Visually, Stranger boasts an exotic world filled with gorgeously detailed inhabitants. Some of the creatures are cute, while others could creep, swim or fly straight out of Tim Burton’s nightmares. Players can choose from nearly 80 avatars in the character creation process, and all of characters met while adventuring are stunning and varied in design. The level of visual detail really helps breathe life into Sword City, even without animation.
Several particularly provocative images blend fantasy with reality. Most characters are decked out in medieval armor, but one girl has a cell phone strapped across her chest. Castles and fortresses dot the landscape, yet one faction leader rules from a grounded cruise liner. This dichotomous effect reflects the unnatural presence of the Strangers in Escario, driving home the sensation that a great change is breaking upon this new world.
Elsewhere, the title’s musical score is largely unobtrusive. It remains soft and neutral while navigating the menu or visiting one of the city areas, then adjusts to fit the atmosphere of each dungeon. An upbeat battle track set the stage for countless skirmishes. The music may not distinguish itself, but only because it fits seamlessly into the overall medium of the game.

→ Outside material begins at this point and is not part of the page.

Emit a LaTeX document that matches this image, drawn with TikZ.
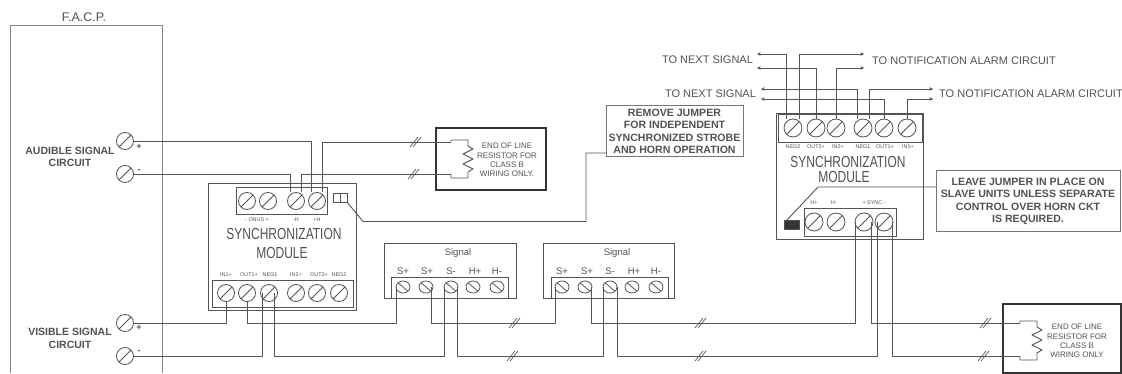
\documentclass[tikz,border=0pt]{standalone}
\usepackage{fontspec}
\usepackage{graphicx}
\setmainfont{Liberation Sans}
\usetikzlibrary{arrows.meta,shapes.geometric}
\definecolor{ink}{gray}{0.33}
\definecolor{txt}{gray}{0.32}
\tikzset{
  wire/.style={draw=ink,line width=0.9pt,line join=round},
  wirea/.style={wire,{Stealth[length=3.5pt,width=3.5pt]}-},
  frame/.style={draw=ink!80,line width=0.9pt},
  holder/.style={draw=ink,line width=0.9pt,rectangle,inner sep=0pt,outer sep=0pt},
  screw/.style={circle,draw=ink,line width=0.8pt,minimum size=#1,inner sep=0pt,outer sep=0pt,
    path picture={\draw[ink,line width=0.8pt] (path picture bounding box.south west)--(path picture bounding box.north east);}},
  screw/.default=17pt,
  flat/.style={ellipse,draw=ink,line width=0.8pt,minimum width=14pt,minimum height=12pt,inner sep=0pt,outer sep=0pt,
    path picture={\draw[ink,line width=0.8pt] (path picture bounding box.north west)--(path picture bounding box.south east);}},
  lab/.style={text=txt,inner sep=0pt,align=center,font=\fontsize{11}{12}\selectfont},
  bold/.style={text=txt,inner sep=0pt,align=center,font=\fontsize{10.6}{12.4}\selectfont\bfseries},
  tiny/.style={text=txt,inner sep=0pt,font=\fontsize{5.4}{6}\selectfont},
  eol/.style={text=txt,inner sep=0pt,align=center,font=\fontsize{8}{9.3}\selectfont},
  sig/.style={text=txt,inner sep=0pt,font=\fontsize{9.5}{11}\selectfont},
  pol/.style={text=txt,inner sep=0pt,font=\fontsize{9}{9}\selectfont\bfseries},
  title/.style={text=txt,inner sep=0pt,font=\fontsize{16}{18}\selectfont},
  thickbox/.style={draw=black!80,line width=1.6pt},
  dbl/.pic={\draw[ink,line width=0.7pt] (-5,5)--(3,-5) (-2,5)--(6,-5);}
}
\begin{document}
\begin{tikzpicture}[x=1pt,y=-1pt]
\useasboundingbox (0,0) rectangle (1122,374);
% panel
\draw[frame,draw=ink!70,line width=1pt] (10,373)--(10,26)--(162,26)--(162,373);
\node[lab,font=\fontsize{12.5}{14}\selectfont] (facp) at (84,17) {F.A.C.P.};
\node[bold,font=\fontsize{10.5}{12.4}\selectfont\bfseries] (aud) at (70,157) {AUDIBLE SIGNAL\\CIRCUIT};
\node[bold,font=\fontsize{10.5}{12.4}\selectfont\bfseries] (vis) at (70,338.5) {VISIBLE SIGNAL\\CIRCUIT};
\node[screw] (ap) at (125,141) {};
\node[screw] (an) at (125,174) {};
\node[screw] (vp) at (125,323) {};
\node[screw] (vn) at (125,356) {};
\node[pol] (apl) at (139,147) {+};
\node[pol] (anl) at (139,171) {-};
\node[pol] (vpl) at (139,328) {+};
\node[pol] (vnl) at (139,352) {-};
% module 1
\node[holder,minimum width=148pt,minimum height=127pt] (m1) at (282,246.5) {};
\node[holder,minimum width=91pt,minimum height=27pt] (m1top) at (281.5,200.5) {};
\node[holder,minimum width=141pt,minimum height=27pt] (m1bot) at (282.5,293.5) {};
\foreach \n/\x in {1/247,2/268,3/296,4/317}{\node[screw] (m1a\n) at (\x,201) {};}
\foreach \n/\x in {1/226,2/247,3/269,4/296,5/317,6/339}{\node[screw] (m1b\n) at (\x,293) {};}
\node[tiny] (ta1) at (257,219.5) {- ONUS +};
\node[tiny] (ta2) at (296,219.5) {-H};
\node[tiny] (ta3) at (317,219.5) {+H};
\foreach \n/\x/\t in {1/226/IN1+,2/249/OUT1+,3/270/NEG1,4/296/IN2+,5/319/OUT2+,6/339/NEG2}{\node[tiny] (tb\n) at (\x,275) {\t};}
\node[title] (m1t1) at (284,234) {\scalebox{0.75}[1]{SYNCHRONIZATION}};
\node[title] (m1t2) at (282,253) {\scalebox{0.75}[1]{MODULE}};
\node[holder,minimum width=14pt,minimum height=9pt] (jm1) at (340,197.5) {};
\draw[ink,line width=0.8pt] (jm1.north)--(jm1.south);
% callout 1
\node[holder,bold,line width=1pt,draw=ink!80,minimum width=137pt,minimum height=51pt] (c1) at (674.5,131.5) {REMOVE JUMPER\\FOR INDEPENDENT\\SYNCHRONIZED STROBE\\AND HORN OPERATION};
\coordinate (j1a) at (363,221.5);
\coordinate (j1b) at (586,221.5);
\draw[wire] (jm1.south east)--(j1a)--(j1b)|-([yshift=-21.5pt]c1.west);
% end of line 1
\node[holder,thickbox,minimum width=110pt,minimum height=62pt] (e1) at (491,159) {};
\node[eol] (e1t) at (507,160) {END OF LINE\\RESISTOR FOR\\CLASS B\\WIRING ONLY.};
\coordinate (r1a) at (451,142);
\coordinate (r1b) at (451,174);
\draw[wire] (r1a)--++(0,-2)--++(17,0)--++(0,6)--++(5,3)--++(-10,5)--++(10,5)--++(-10,5)--++(10,5)--++(-5,3)--++(0,6)--++(-17,0)--(r1b);
\draw[wire] (ap.east)-|([xshift=-6pt]m1a4.north);
\draw[wire] (an.east)-|([xshift=-6pt]m1a3.north);
\draw[wire] ([xshift=5pt]m1a4.north)|-(r1a);
\draw[wire] ([xshift=5pt]m1a3.north)|-(r1b);
\pic at (415,142) {dbl};
\pic at (413,174) {dbl};
% signals
\coordinate (bus1) at (0,323);
\coordinate (bus2) at (0,356);
\node[holder,minimum width=132pt,minimum height=55pt] (s1) at (450,270.5) {};
\node[holder,minimum width=117pt,minimum height=21pt] (s1s) at (449.5,287.5) {};
\node[holder,minimum width=131pt,minimum height=55pt] (s2) at (608.5,270.5) {};
\node[holder,minimum width=117pt,minimum height=21pt] (s2s) at (609.5,287.5) {};
\node[sig] (s1n) at (458,253) {Signal};
\node[sig] (s2n) at (617,253) {Signal};
\foreach \n/\x/\t in {1/403/S+,2/427/S+,3/451/S-,4/475/H+,5/497/H-}{\node[sig] (s1l\n) at (\x,271) {\t};}
\foreach \n/\x/\t in {1/562/S+,2/587/S+,3/610/S-,4/634/H+,5/656/H-}{\node[sig] (s2l\n) at (\x,271) {\t};}
\foreach \n/\x in {1/403,2/426,3/451,4/473,5/497}{\node[flat] (s1t\n) at (\x,287) {};}
\foreach \n/\x in {1/562,2/585,3/610,4/632,5/656}{\node[flat] (s2t\n) at (\x,287) {};}
% module 2
\node[holder,minimum width=147pt,minimum height=126pt] (m2) at (849.5,176) {};
\node[holder,minimum width=144pt,minimum height=28pt] (m2top) at (850,128) {};
\node[holder,minimum width=92pt,minimum height=28pt] (m2bot) at (850,222) {};
\foreach \n/\x in {1/793,2/816,3/836,4/863,5/884,6/907}{\node[screw=18pt] (m2a\n) at (\x,128) {};}
\foreach \n/\x in {1/814,2/836,3/864,4/884}{\node[screw=18pt] (m2c\n) at (\x,222) {};}
\foreach \n/\x/\t in {1/793/NEG2,2/816/OUT2+,3/838/IN2+,4/863/NEG1,5/885/OUT1+,6/908/IN1+}{\node[tiny] (tc\n) at (\x,147) {\t};}
\node[tiny] (td1) at (814,203) {H+};
\node[tiny] (td2) at (834,203) {H-};
\node[tiny] (td3) at (874,203) {+ SYNC -};
\node[title] (m2t1) at (848,162) {\scalebox{0.75}[1]{SYNCHRONIZATION}};
\node[title] (m2t2) at (844,177) {\scalebox{0.75}[1]{MODULE}};
\node[holder,fill=black!80,minimum width=15pt,minimum height=9pt] (jm2) at (792,224.5) {};
\node[holder,bold,line width=1pt,draw=ink!80,minimum width=184pt,minimum height=61pt] (c2) at (1028,201.5) {LEAVE JUMPER IN PLACE ON\\SLAVE UNITS UNLESS SEPARATE\\CONTROL OVER HORN CKT\\IS REQUIRED.};
\coordinate (j2a) at (818,187);
\draw[wire] ([xshift=-5pt]jm2.north)--(j2a)--(c2.west|-j2a);
% end of line 2
\node[holder,thickbox,minimum width=118pt,minimum height=69pt] (e2) at (1062,338.5) {};
\node[eol] (e2t) at (1077,341) {END OF LINE\\RESISTOR FOR\\CLASS B\\WIRING ONLY};
\coordinate (r2a) at (1020,323);
\coordinate (r2b) at (1020,356);
\draw[wire] (r2a)--++(0,-2)--++(17,0)--++(0,6)--++(5,3)--++(-10,5)--++(10,5)--++(-10,5)--++(10,5)--++(-5,3)--++(0,7)--++(-17,0)--(r2b);
% bottom wires
\draw[wire] (vp.east)-|(m1b1.south);
\draw[wire] (vn.east)-|([xshift=-7pt]m1b3.center);
\draw[wire] (m1b2.south)|-(s1t1.west|-bus1)--(s1t1.west);
\draw[wire] ([xshift=5pt]m1b3.center)|-([xshift=-7pt]s1t3.center|-bus2)--([xshift=-7pt]s1t3.center);
\draw[wire] ([xshift=5pt]s1t2.center)|-(s2t1.west|-bus1)--(s2t1.west);
\draw[wire] ([xshift=6pt]s1t3.center)|-([xshift=-7pt]s2t3.center|-bus2)--([xshift=-7pt]s2t3.center);
\draw[wire] ([xshift=6pt]s2t2.center)|-(m2c3.west|-bus1)--(m2c3.west);
\draw[wire] ([xshift=7pt]s2t3.center)|-([xshift=-7pt]m2c4.center|-bus2)--([xshift=-7pt]m2c4.center);
\draw[wire] ([xshift=7pt]m2c3.center)|-(r2a);
\draw[wire] ([xshift=8pt]m2c4.center)|-(r2b);
\pic at (514,323) {dbl};
\pic at (512,356) {dbl};
\pic at (700,323) {dbl};
\pic at (700,356) {dbl};
\pic at (985,323) {dbl};
\pic at (983,356) {dbl};
% top wires
\coordinate (n1) at (757,54);
\coordinate (n2) at (864,54);
\coordinate (n3) at (757,68);
\coordinate (n4) at (864,68);
\coordinate (n5) at (761,89);
\coordinate (n6) at (933,89);
\coordinate (n7) at (761,99);
\coordinate (n8) at (933,99);
\draw[wirea] (n1)-|([xshift=-7pt]m2a1.north);
\draw[wirea] (n2)-|([xshift=6pt]m2a1.north);
\draw[wirea] (n3)-|(m2a2.north);
\draw[wirea] (n4)-|(m2a3.north);
\draw[wirea] (n5)-|([xshift=-6pt]m2a4.north);
\draw[wirea] (n6)-|([xshift=6pt]m2a4.north);
\draw[wirea] (n7)-|(m2a5.north);
\draw[wirea] (n8)-|(m2a6.north);
\node[lab] (nx1) at (707.5,60) {TO NEXT SIGNAL};
\node[lab] (nx2) at (710.5,94) {TO NEXT SIGNAL};
\node[lab,anchor=west] (al1) at (872,61) {TO NOTIFICATION ALARM CIRCUIT};
\node[lab,anchor=west] (al2) at (939,94) {TO NOTIFICATION ALARM CIRCUIT};
\end{tikzpicture}
\end{document}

Stranger of Sword City is visually stunning, and has a depth and breadth to its combat. Creating a capable team of adventurers, gearing them up, and braving some genuinely difficult dungeons will be a balm for dungeon RPG fans everywhere. However, none of the characters progress beyond mere tropes, preventing the blossom of a hopeful premise. The overall lack of narrative, coupled with some tedious gameplay elements, may hinder the title’s appeal to mainstream gamers.